Donahue, 78, served 12 years as village mayor from 1986-88, 1994-2002 and 2008-2010 and lost the last two elections to Murray. He has been a regular attendee of village board meetings and has lived in Buchanan since 1964.
“I was wishing Murray would run because of his record. A lot of residents don’t like the condition of the village,” said Donahue, a retired state trooper. “I like the village. I want the village to be separate. This board is sleeping with the Town of Cortlandt. They won’t make a move unless they talk to them. Cortlandt needs us. We don’t need them.”
One of the issues likely to be a hot topic in the campaign is the pilot program with Entergy that expires in June 2015. Both Knickerbocker and Donahue said the current 13-year deal was damaging to Buchanan.

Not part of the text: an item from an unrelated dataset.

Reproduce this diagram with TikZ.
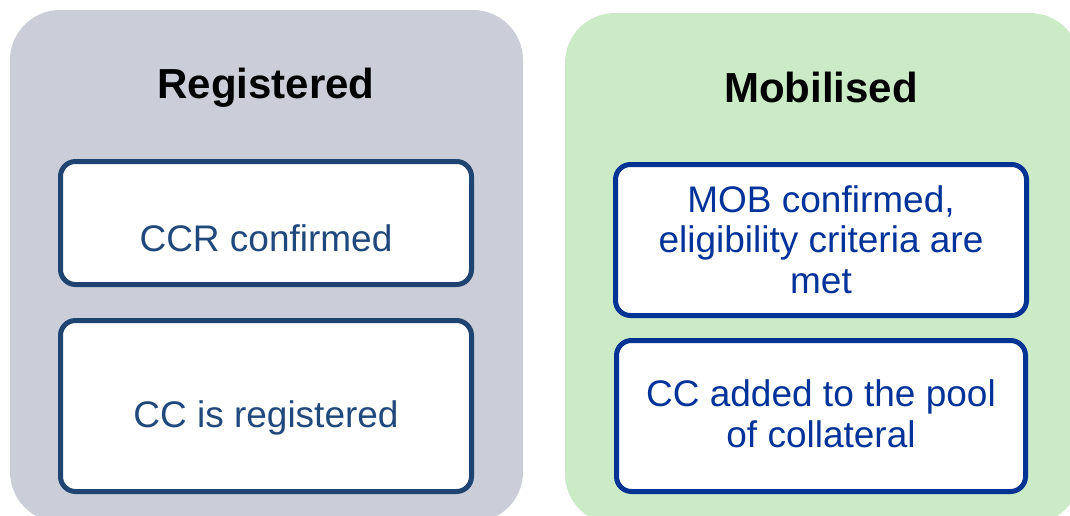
\documentclass[tikz,border=0pt]{standalone}
\usepackage{fontspec}
\setmainfont{Liberation Sans}
\definecolor{panelgray}{HTML}{CBCED8}
\definecolor{panelgreen}{HTML}{CAEBC6}
\definecolor{leftblue}{HTML}{1F4472}
\definecolor{lefttext}{HTML}{1F497D}
\definecolor{rightblue}{HTML}{003393}
\definecolor{righttext}{HTML}{003399}
\tikzset{
  panel/.style={rounded corners=50pt, draw=none},
  boxL/.style={draw=leftblue, line width=5pt, fill=white, rounded corners=15pt},
  boxR/.style={draw=rightblue, line width=5pt, fill=white, rounded corners=15pt},
  titletext/.style={font=\fontsize{42}{48}\selectfont\bfseries, text=black, anchor=base, inner sep=0pt},
  txtL/.style={font=\fontsize{37}{40.5}\selectfont, text=lefttext, anchor=base, align=center, inner sep=0pt},
  txtR/.style={font=\fontsize{37}{40.5}\selectfont, text=righttext, anchor=base, align=center, inner sep=0pt},
}
\begin{document}
\begin{tikzpicture}[x=1pt, y=-1pt]
\useasboundingbox (0,0) rectangle (1070,515);
\begin{scope}
\clip (0,0) rectangle (1070,515);
\fill[panel, panelgray] (10,10) rectangle (523,522);
\fill[panel, panelgreen] (565,13) rectangle (1080,524);
\end{scope}
\node[titletext] (treg) at (266,98) {Registered};
\node[titletext] (tmob) at (821,102) {Mobilised};
\draw[boxL] (60.5,161.5) rectangle (471.5,284.5);
\draw[boxL] (60.5,320.5) rectangle (471.5,491.5);
\draw[boxR] (615.5,164.5) rectangle (1026.5,315.5);
\draw[boxR] (616.5,340.5) rectangle (1025.5,491.5);
\node[txtL] (b1) at (266,251) {CCR confirmed};
\node[txtL] (b2) at (266,427) {CC is registered};
\node[txtR] (b3) at (821,293) {MOB confirmed,\\eligibility criteria are\\met};
\node[txtR] (b4) at (821,447) {CC added to the pool\\of collateral};
\end{tikzpicture}
\end{document}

“It definitely hurt the village. At one time, Con Edison (former owner of Indian Point) paid 95% of our taxes. With this pilot you’re looking at 37%,” said Knickerbocker. “The pilot affected not just the village. It affected the school district, it affected the county.”
“The deal stunk. We lost $7.5 million in taxes,” Donahue remarked. “That never should have been done. We took some beating.”
Knickerbocker is a registered Independent, while Donahue is a registered Republican. The Republican and Democratic leaders in the village are scheduled to hold their caucuses on January 27. Also up for election this year are councilmen Richard Funchion and Nicolas Zachary.